As ‘The Other Side’ (S4, Ep2) opens, we have been battling the Goa’uld, and escaping by the skin of our teeth, for three years now. Stargate Command, with much thanks to the Asgard, has managed to rope Earth into the Asgard Protected Planets treaty, but no one is convinced that this places Earth out of danger. The Goa’uld will return, we know they will return, and it will be for blood.
Alar (Star Trek: Deep Space Nine’s Rene Auberjonois) comes along. He’s been trying to dial Earth from his planet.
Alar is the representative of Euronda Base, a last outpost of a civilization of people in the eleventh hour of a fight they appear to have no chance at winning. Despite his people’s advanced technology in comparison to ours, they appear to be nearly down for the count. An unseen force is attacking the Eurondan underground bunker from the air. Even though the planet is now a wasteland, the Eurondans believe they have the technology to restore it. Their home is still worth fighting for.

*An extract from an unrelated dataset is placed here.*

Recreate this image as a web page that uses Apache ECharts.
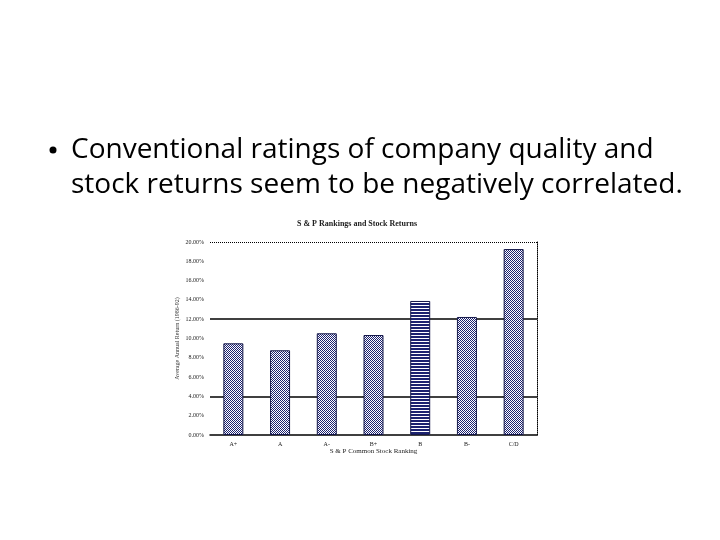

The Eurondans’ Proposition in ‘The Other Side’
The Eurondans have technology that makes our own look like stone-age tools. They possess weaponry that will clearly be a match, if not superior, to take on Goa’uld death gliders. Perhaps more. Surely, the price for all of this technology to bring Alar’s people back into the fight will be to commit a considerable number of Earth’s resources. Perhaps more than Stargate Command can bring to bear.
No. They just need water.
No ordinary water, mind you. Deuterium. We use it in conventional nuclear reactors. It is produced from seawater at a cost of approximately one US dollar per gram. This is what the Eurondans say they need to recharge their generators, fend off their attackers, and hand over the specs for their technology. In the scheme of things, this is no sweat, right?
Jack O’Neill (Richard Dean Anderson) thinks Earth has struck gold. Daniel Jackson (Michael Shanks) thinks it’s too good to be true. Samantha Carter (Amanda Tapping) is somewhere in the middle. Teal’c (Christopher Judge) is mostly quiet. Each team member is occupying his or her typical quadrant when it comes to dealing with the situation. SG-1’s mandate, to seek out alliances with other races and acquire technology to defend against the Goa’uld, appears to have been fulfilled for the first time ever.
Allies like the Tollan, Tok’ra, Asgard, and Nox have all been in complete support of us, but without promising any hardware. They all believe we as a species are not to be trusted with advanced weaponry. They’re probably right.
The Eurondans don’t have the luxury of wrestling with their consciences. They are about to be annihilated. Jack’s intent is clear: get Alar and his people back on their feet so they can resist their enemy. Sign the documents for the alien technology. Eat some cake.
Daniel, God bless him, is more introspective. He is in overall agreement with both mandates of SGC, but he is never willing to run full steam ahead into a situation, regardless of the lives at stake. He wants to know who these people are fighting with. He wants to know why they’re fighting. There are unseen consequences that will ripple across this planet, and Jack is willfully ignorant of them.
“You don’t give a damn what’s going to happen to them,” says Daniel. “You want their technology and you’re taking advantage of the situation!”
We’ve watched O’Neill lose friends in the war with the Goa’uld. Good men and women have been lost in the pursuit of defending Earth.
“Yes I am, Daniel,” responds Jack. “They’re getting something they want. We’re getting everything we want! I don’t have a problem with that!”
Getting to the Truth in ‘The Other Side’
O’Neill orders Carter and Daniel to return to Stargate Command and inform General Hammond (Don S. Davis) of the situation. Back on Earth, the base’s immediate supply of deuterium is readied to be transported through the Stargate.
In the meantime, Hammond is briefed. Carter makes it clear to Daniel that she agrees with Colonel O’Neill. The Eurondans are fighting for their lives and deserve to be helped. Daniel finally poses the question. Who are they fighting? Why are they fighting? What is this conflict all about? Carter agrees his concerns deserve answers, and Hammond orders them back to Euronda to obtain them.
With the base crumbling from the enemy onslaught, Alar has his people refuel the reactors with Earth’s fresh supplies. As a show of strength, the generators will be cranked up to full power to deflect the assault.
Euronda base is finally quiet. Alar is strident:
“If you’re concerned about the lives lost, remember, they’re your enemy now.”